I know this because I watched my mum do it for me and my brother – and all by herself, no less. My dad walked out when I was eight years old (and he was barely around before that), leaving us stuck in a council house in the bad part of the bad part of the bad part of Manchester. It was the kind of upbringing that Ken Loach makes movies about and the government pretends doesn’t exist, and we could have been set up for a life of hardship and failure if it wasn’t for the strength of my mum.

While other kids were running rampant, joining gangs and stealing cars, she kept us (relatively) trouble free. While other kids’ parents told them that school was a waste of time, she was helping us out with our homework. Both me and my brother were the first two in our family to not just go on to university, but to get postgraduate degrees too, and we owe it all to her taking the time to sit there with us, read through our work, and encourage us not to give up whenever we felt like we couldn’t do something.

It wasn’t just my education, either. All my weird nerdy quirks can be traced back to my mum introducing me to some weird movie she liked when I was her age, or some fantasy book series she put me on to. I’m a horror addict, largely because of my mum’s extensive Stephen King collection and her philosophy that, when it comes to traumatising your kids with scary stuff that they’re way too young for, books simply do not count. If you’re old enough to read 900 pages of It, you’re old enough to deal with the consequences.

She still encourages me to keep going, even when things look bleak (which, in the current climate, they often do). She doesn’t have a lot to give, but what she does have she gives freely, not just because I’m her son, but because that’s just the kind of person she is.

I’ll never be able to pay my mum back for everything she’s done for me. This Mother’s Day the best I could do was Flash Gordon on Blu-ray and a soppy comment piece in the newspaper (although, in my defence, Flash Gordon does rule).

I think that’s probably true for a lot of us. That’s why days like today, and International Women’s Day a few days ago, are so important – they give us a chance to say the things we should really be saying all year round, to the people who deserve to hear them.

It’s a shame, in some ways, that we pile all that gratitude in a single 24-hour period. Often these people deserve more than a few token acknowledgements, a box of chocolates, and the 40-year anniversary collectors edition of the greatest sci-fi movie ever made, complete with digitally remastered Queen soundtrack.

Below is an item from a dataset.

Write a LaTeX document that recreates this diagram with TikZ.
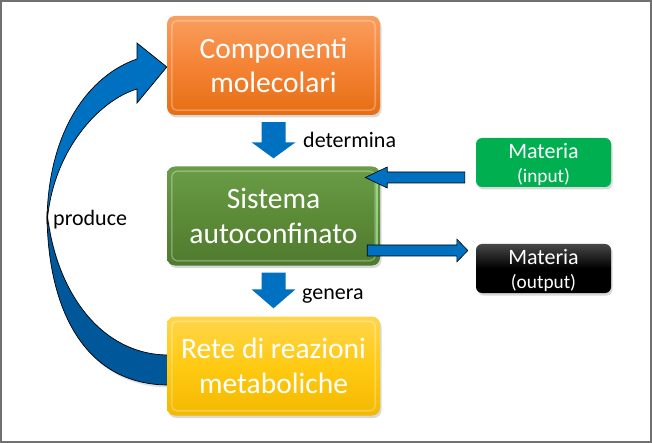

But it’s definitely a lot better than not showing any gratitude at all. So today, if you haven’t already, maybe use this opportunity to tell your mum how much you appreciate all she’s done for you. Or, if that doesn’t apply, maybe there’s another mother in your life who could use the pick-me-up. A friend, a relative, whoever – even just a quick phone call can make all the difference

So get out there if you can, and let the mothers in your life know that they’re appreciated. They deserve it – they’re doing the second hardest job in the world, after all.